Goal :: Set the lines down again exactly, first line through the line that contains "(0.25pt,0.25pt) rectangle (784.75pt,347.25pt);", with no pictures.

Data provided ::
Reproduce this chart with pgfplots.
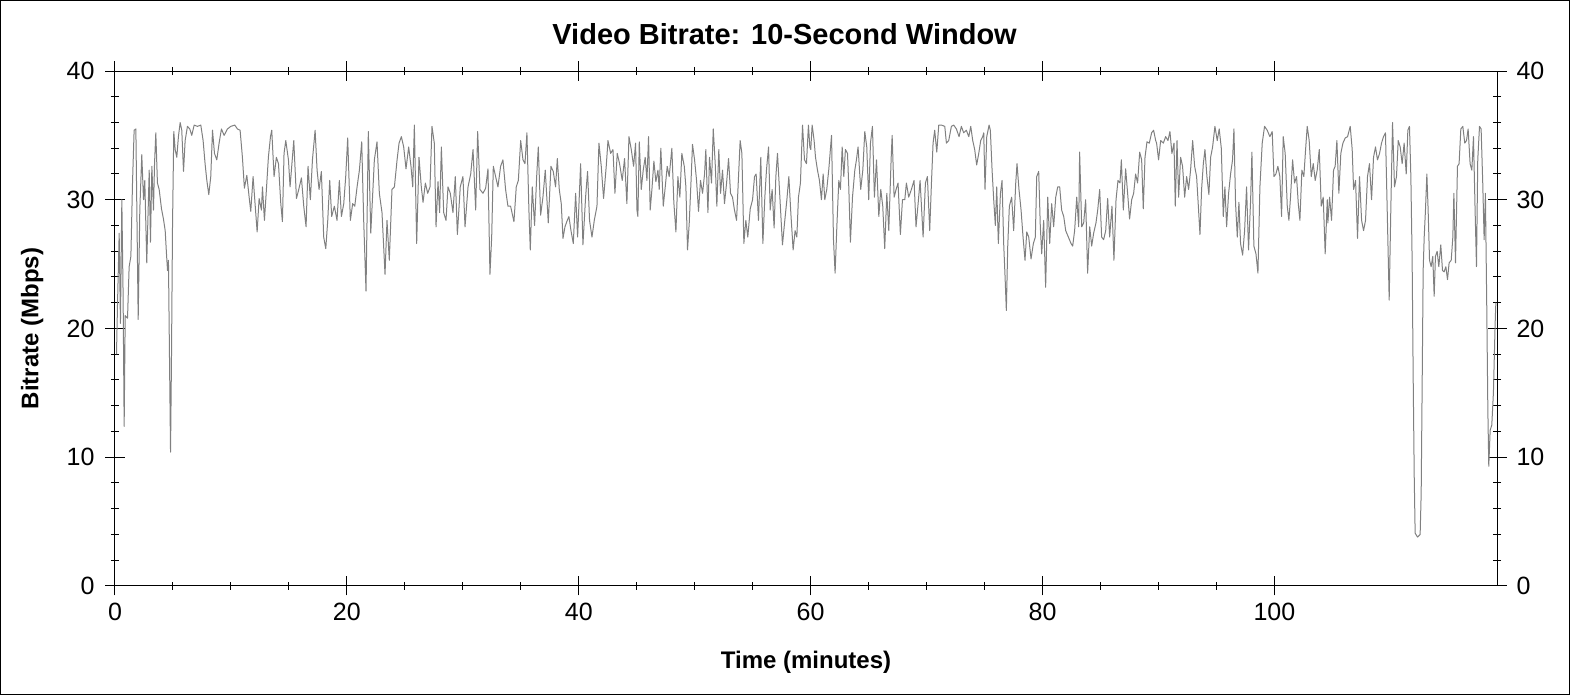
\documentclass[border=0pt]{standalone}
\usepackage{fontspec}
\setmainfont{Liberation Sans}
\usepackage{pgfplots}
\pgfplotsset{compat=1.18}

\definecolor{traceGray}{RGB}{128,128,128}

\pgfplotsset{
  bitrate frame/.style={
    scale only axis,
    width=691pt, height=257.5pt,
    at={(57.5pt,54.5pt)}, anchor=south west,
    xmin=0, xmax=119.2, ymin=0, ymax=40,
    xtick={0,20,...,100}, ytick={0,10,...,40},
    minor x tick num=3, minor y tick num=4,
    tick align=center,
    major tick length=9.5pt, minor tick length=4pt,
    tick style={black, line width=0.5pt},
    axis line style={line width=0.5pt},
    ticklabel style={font=\fontsize{12.5}{15}\selectfont},
    /pgf/number format/assume math mode=true,
  },
}

\begin{document}
\begin{tikzpicture}
\useasboundingbox (0,0) rectangle (785pt,347.5pt);
\draw[line width=0.5pt] (0.25pt,0.25pt) rectangle (784.75pt,347.25pt);

\begin{axis}[
  bitrate frame,
  title={Video Bitrate: 10-Second Window},
  title style={font=\fontsize{14.5}{17}\selectfont\bfseries,
    at={(axis description cs:0.4845,1.048)}, anchor=center},
  xlabel={Time (minutes)},
  ylabel={Bitrate (Mbps)},
  label style={font=\fontsize{12}{14}\selectfont\bfseries},
  xlabel style={at={(axis description cs:0.5,-0.148)}, anchor=center},
  ylabel style={at={(axis description cs:-0.060,0.5)}, anchor=center, rotate=0},
  yticklabel style={xshift=-2pt},
]
\addplot[traceGray, line width=0.5pt, line join=round] table {
t v
0.13 18.0
0.22 22.0
0.36 27.4
0.47 20.4
0.59 30.0
0.70 22.5
0.79 12.4
0.88 21.0
1.08 20.8
1.22 24.8
1.37 25.6
1.51 31.3
1.65 35.4
1.80 35.5
2.00 20.7
2.14 29.2
2.31 33.5
2.46 30.0
2.57 31.5
2.74 25.1
2.95 32.3
3.06 26.7
3.18 32.6
3.32 29.2
3.41 32.8
3.52 35.2
3.66 31.3
3.81 30.8
4.01 29.3
4.18 28.5
4.33 27.6
4.44 25.8
4.53 24.5
4.61 25.3
4.70 17.8
4.79 10.4
4.87 17.5
4.96 27.9
5.07 35.3
5.19 33.9
5.33 33.3
5.47 34.9
5.62 36.0
5.76 35.4
5.91 32.2
6.05 34.6
6.25 35.7
6.45 35.5
6.62 35.0
6.83 35.8
7.11 35.7
7.40 35.8
7.60 34.6
7.77 32.8
7.92 31.5
8.09 30.4
8.26 31.8
8.41 35.4
8.58 33.6
8.78 33.1
8.98 34.4
9.18 35.5
9.41 35.0
9.70 35.5
9.99 35.7
10.33 35.8
10.56 35.5
10.79 35.4
10.99 33.3
11.16 30.9
11.37 31.9
11.57 30.2
11.71 29.1
11.91 31.8
12.08 29.7
12.26 27.5
12.43 30.1
12.63 29.2
12.72 31.0
12.89 28.4
13.06 30.8
13.23 33.3
13.41 34.9
13.52 35.4
13.72 31.8
13.92 33.3
14.10 32.8
14.30 29.7
14.44 28.3
14.58 33.6
14.73 34.6
14.96 33.1
15.10 31.0
15.42 34.6
15.65 30.1
15.85 30.8
16.08 31.7
16.28 29.5
16.48 27.9
16.65 32.6
16.85 30.0
17.03 33.1
17.26 35.4
17.43 32.3
17.60 30.8
17.80 32.2
18.00 27.1
18.18 26.2
18.35 28.4
18.52 31.5
18.69 28.7
18.92 29.5
19.15 28.4
19.35 31.5
19.53 28.7
19.73 29.7
19.90 31.8
20.07 34.8
20.30 28.4
20.50 29.7
20.68 29.5
20.88 31.0
21.08 32.3
21.28 34.5
21.45 28.4
21.65 22.9
21.85 35.3
22.06 27.4
22.23 30.5
22.37 33.1
22.60 34.5
22.80 30.5
23.03 29.0
23.29 24.2
23.46 28.4
23.66 25.3
23.89 30.8
24.10 31.0
24.33 33.1
24.50 34.4
24.70 34.9
24.90 34.1
25.10 32.4
25.33 34.1
25.53 32.6
25.68 31.0
25.82 35.8
26.02 26.6
26.22 33.3
26.42 31.0
26.57 29.8
26.77 31.3
26.97 30.5
27.17 31.0
27.34 35.7
27.54 34.4
27.69 27.9
27.86 31.4
28.00 29.0
28.15 34.1
28.35 29.0
28.55 28.4
28.72 31.0
28.92 30.5
29.15 29.0
29.35 31.8
29.53 27.3
29.78 31.0
30.01 31.8
30.19 27.9
30.45 31.0
30.68 32.0
30.88 33.9
31.11 29.2
31.28 35.3
31.48 30.8
31.74 30.5
31.97 30.9
32.17 32.4
32.34 24.2
32.49 27.1
32.63 32.6
32.83 31.8
33.03 31.0
33.26 32.6
33.46 33.1
33.69 30.8
33.89 29.5
34.12 29.5
34.41 28.3
34.61 31.0
34.79 31.5
34.99 34.6
35.19 33.1
35.36 32.8
35.53 35.2
35.70 29.2
35.82 26.1
35.99 31.0
36.19 28.0
36.37 31.8
36.51 34.1
36.71 28.8
36.91 30.2
37.11 32.3
37.37 28.2
37.60 32.6
37.80 32.2
38.00 31.0
38.15 33.2
38.32 30.8
38.49 29.7
38.64 27.0
38.81 27.9
39.01 28.4
39.15 28.7
39.33 27.6
39.53 26.6
39.73 30.5
39.90 27.1
40.02 29.7
40.16 32.8
40.36 26.5
40.59 30.2
40.76 32.2
40.93 28.4
41.14 27.1
41.34 28.4
41.57 29.5
41.74 34.4
41.94 32.6
42.14 30.1
42.37 32.6
42.52 34.6
42.75 33.6
42.95 33.9
43.12 30.5
43.32 33.6
43.52 32.8
43.75 31.5
43.95 33.2
44.15 29.7
44.33 34.9
44.53 33.9
44.73 32.6
44.90 34.4
45.02 29.2
45.10 28.7
45.22 34.5
45.39 30.8
45.56 32.3
45.73 33.3
45.88 31.5
46.02 34.9
46.16 29.2
46.31 30.8
46.48 33.0
46.65 31.4
46.83 32.3
46.94 30.8
47.08 34.0
47.29 29.5
47.46 31.0
47.63 32.6
47.80 31.8
48.03 34.0
48.20 29.8
48.38 27.5
48.55 31.8
48.72 30.2
48.89 33.6
49.10 32.6
49.24 31.0
49.38 26.1
49.53 28.2
49.70 31.8
49.81 34.3
49.99 33.1
50.16 31.5
50.33 29.1
50.50 31.5
50.68 30.5
50.85 32.0
50.96 33.9
51.14 29.0
51.28 33.3
51.45 31.3
51.60 35.5
51.77 32.8
51.91 29.5
52.08 33.9
52.23 30.5
52.40 32.3
52.57 29.7
52.75 31.3
52.92 33.2
53.09 30.5
53.26 30.2
53.43 29.2
53.61 28.4
53.78 31.8
53.92 34.6
54.07 33.6
54.24 26.6
54.41 28.4
54.58 27.1
54.79 29.3
54.99 30.0
55.16 31.8
55.30 32.0
55.50 28.4
55.70 33.3
55.88 26.6
56.05 30.2
56.19 32.3
56.37 34.1
56.51 29.2
56.68 30.8
56.85 27.8
57.00 31.8
57.14 33.6
57.31 30.8
57.57 26.5
57.75 28.2
57.95 30.0
58.12 31.8
58.29 29.0
58.49 26.1
58.66 27.6
58.81 27.1
58.95 30.2
59.12 31.3
59.30 35.8
59.47 33.1
59.64 32.8
59.81 35.8
59.93 34.1
60.01 33.9
60.13 35.8
60.30 34.6
60.42 33.3
60.59 32.3
60.76 31.5
60.93 30.0
61.08 32.0
61.22 30.0
61.39 30.8
61.57 32.4
61.80 35.0
61.97 26.9
62.11 24.3
62.26 27.9
62.43 31.5
62.57 30.8
62.72 34.1
62.86 31.8
63.00 33.9
63.18 33.6
63.29 31.0
63.43 26.7
63.61 30.2
63.81 32.3
63.95 33.1
64.09 34.1
64.32 30.8
64.50 32.3
64.67 35.3
64.84 34.1
65.01 30.0
65.16 34.4
65.33 35.7
65.50 30.2
65.68 33.1
65.88 28.7
66.05 30.8
66.22 29.5
66.39 26.2
66.57 30.5
66.74 27.6
66.94 33.1
67.03 35.0
67.20 30.2
67.37 30.8
67.54 31.3
67.74 27.3
67.92 30.0
68.12 30.0
68.26 31.3
68.46 30.2
68.69 30.8
68.92 31.5
69.09 27.9
69.27 29.7
69.44 31.5
69.70 27.1
69.90 31.3
70.07 31.8
70.27 27.6
70.42 31.3
70.56 34.4
70.70 35.4
70.88 33.7
71.05 35.8
71.28 35.8
71.57 35.7
71.71 34.4
71.91 34.6
72.14 35.7
72.34 35.8
72.57 35.5
72.80 34.9
73.00 35.7
73.20 35.2
73.43 35.4
73.64 34.9
73.81 35.7
73.98 34.6
74.15 33.9
74.32 32.7
74.50 33.6
74.67 34.6
74.84 34.9
74.93 35.2
75.04 30.8
75.19 34.9
75.39 35.8
75.50 35.4
75.65 32.3
75.79 30.0
75.93 28.0
76.05 31.0
76.19 26.6
76.37 30.5
76.51 31.5
76.65 26.6
76.77 24.0
76.88 21.4
77.00 26.4
77.14 29.5
77.34 30.2
77.51 27.6
77.69 31.3
77.80 32.8
77.97 30.8
78.15 29.2
78.32 27.1
78.49 25.3
78.64 27.5
78.81 27.1
79.01 25.4
79.21 26.6
79.38 27.1
79.50 31.8
79.67 32.2
79.81 27.9
79.93 25.8
80.10 28.4
80.27 23.2
80.45 30.2
80.62 26.6
80.79 29.7
80.96 27.9
81.14 30.2
81.31 31.0
81.48 31.0
81.65 29.2
81.83 28.7
82.00 27.6
82.23 27.1
82.46 26.6
82.60 26.4
82.77 27.6
82.95 30.2
83.12 27.9
83.20 33.7
83.38 27.9
83.55 28.2
83.72 30.0
83.89 24.3
84.07 27.9
84.24 26.4
84.41 27.4
84.61 28.2
84.76 29.2
84.93 30.8
85.10 27.1
85.27 26.9
85.45 27.6
85.62 30.1
85.79 27.1
85.99 29.5
86.16 25.3
86.34 30.0
86.51 31.5
86.68 31.3
86.80 33.1
86.97 29.2
87.17 32.4
87.34 30.5
87.51 28.5
87.69 30.0
87.86 30.5
88.03 32.0
88.20 31.3
88.38 33.7
88.55 33.1
88.69 29.3
88.84 33.3
89.01 34.5
89.21 34.4
89.41 35.2
89.58 35.4
89.76 34.6
89.84 34.4
90.01 33.1
90.19 34.6
90.42 34.4
90.62 34.9
90.82 34.6
90.99 35.3
91.16 33.6
91.34 34.4
91.45 29.5
91.60 34.6
91.74 30.2
91.91 33.3
92.08 32.6
92.26 30.2
92.43 31.8
92.60 30.8
92.77 32.3
92.95 34.6
93.12 32.6
93.29 31.8
93.46 29.2
93.58 27.3
93.72 30.8
93.87 32.8
94.01 33.9
94.18 31.8
94.35 30.4
94.50 33.3
94.67 34.1
94.87 35.7
95.07 34.6
95.24 35.5
95.42 34.0
95.59 28.7
95.73 31.0
95.88 27.9
96.05 30.5
96.22 32.0
96.39 33.1
96.51 35.5
96.65 29.7
96.80 27.1
96.94 29.8
97.08 26.6
97.26 25.7
97.43 27.6
97.60 31.0
97.77 26.1
97.95 30.0
98.06 33.7
98.23 26.4
98.41 25.8
98.58 24.3
98.75 31.0
98.95 34.4
99.15 35.7
99.38 35.4
99.61 34.9
99.81 35.3
99.96 31.8
100.13 32.0
100.30 32.6
100.47 31.8
100.62 28.7
100.76 34.9
100.93 33.6
101.11 29.5
101.25 28.4
101.39 30.2
101.57 33.1
101.74 31.3
101.91 31.8
102.06 29.7
102.20 28.4
102.37 32.3
102.54 31.8
102.69 33.9
102.83 35.7
103.00 34.6
103.18 31.8
103.35 32.8
103.52 31.5
103.69 32.3
103.87 33.9
104.04 29.5
104.21 30.2
104.38 25.8
104.56 30.0
104.61 28.2
104.76 30.2
104.93 28.4
105.10 32.3
105.24 32.6
105.39 34.6
105.56 30.5
105.73 33.6
105.91 34.4
106.11 34.8
106.31 34.9
106.54 35.7
106.71 33.9
106.83 30.8
107.00 31.5
107.17 27.0
107.34 31.8
107.52 28.4
107.69 27.6
107.86 28.4
108.03 31.8
108.20 32.8
108.38 30.0
108.55 33.3
108.72 34.1
108.89 33.1
109.07 33.6
109.24 34.4
109.41 34.9
109.58 35.2
109.73 29.2
109.90 22.2
110.04 29.2
110.19 36.0
110.36 31.0
110.53 31.8
110.68 34.6
110.85 34.1
111.02 32.8
111.19 34.4
111.37 32.0
111.51 35.4
111.65 35.7
111.77 31.8
111.88 25.3
111.97 16.2
112.06 8.5
112.14 4.1
112.34 3.8
112.57 4.0
112.66 7.2
112.75 16.2
112.83 24.5
112.92 27.1
113.03 29.2
113.15 32.0
113.26 29.2
113.38 25.3
113.52 24.8
113.66 25.6
113.78 22.5
113.89 25.6
114.04 26.0
114.18 24.8
114.35 26.5
114.50 24.5
114.64 24.4
114.79 24.8
114.93 23.8
115.07 25.1
115.25 25.3
115.39 27.1
115.48 30.5
115.62 25.1
115.79 32.6
115.93 32.8
116.08 35.5
116.25 35.7
116.42 34.4
116.57 34.6
116.71 35.5
116.88 32.8
117.03 32.3
117.17 34.9
117.31 29.2
117.43 24.8
117.54 33.1
117.69 35.7
117.83 35.5
117.97 31.3
118.09 26.9
118.20 30.5
118.32 21.4
118.41 13.7
118.49 9.3
118.61 12.1
118.75 12.5
118.89 15.0
119.04 20.4
119.10 22.0
};
\end{axis}

% right-hand tick labels
\begin{axis}[
  bitrate frame,
  xtick=\empty,
  yticklabel pos=right,
  ytick style={draw=none},
  minor y tick num=0,
  axis line style={draw=none},
  yticklabel style={xshift=1.5pt},
]
\end{axis}
\end{tikzpicture}
\end{document}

Exercise output ::
Reproduce this chart with pgfplots.
\documentclass[border=0pt]{standalone}
\usepackage{fontspec}
\setmainfont{Liberation Sans}
\usepackage{pgfplots}
\pgfplotsset{compat=1.18}

\definecolor{traceGray}{RGB}{128,128,128}

\pgfplotsset{
  bitrate frame/.style={
    scale only axis,
    width=691pt, height=257.5pt,
    at={(57.5pt,54.5pt)}, anchor=south west,
    xmin=0, xmax=119.2, ymin=0, ymax=40,
    xtick={0,20,...,100}, ytick={0,10,...,40},
    minor x tick num=3, minor y tick num=4,
    tick align=center,
    major tick length=9.5pt, minor tick length=4pt,
    tick style={black, line width=0.5pt},
    axis line style={line width=0.5pt},
    ticklabel style={font=\fontsize{12.5}{15}\selectfont},
    /pgf/number format/assume math mode=true,
  },
}

\begin{document}
\begin{tikzpicture}
\useasboundingbox (0,0) rectangle (785pt,347.5pt);
\draw[line width=0.5pt] (0.25pt,0.25pt) rectangle (784.75pt,347.25pt);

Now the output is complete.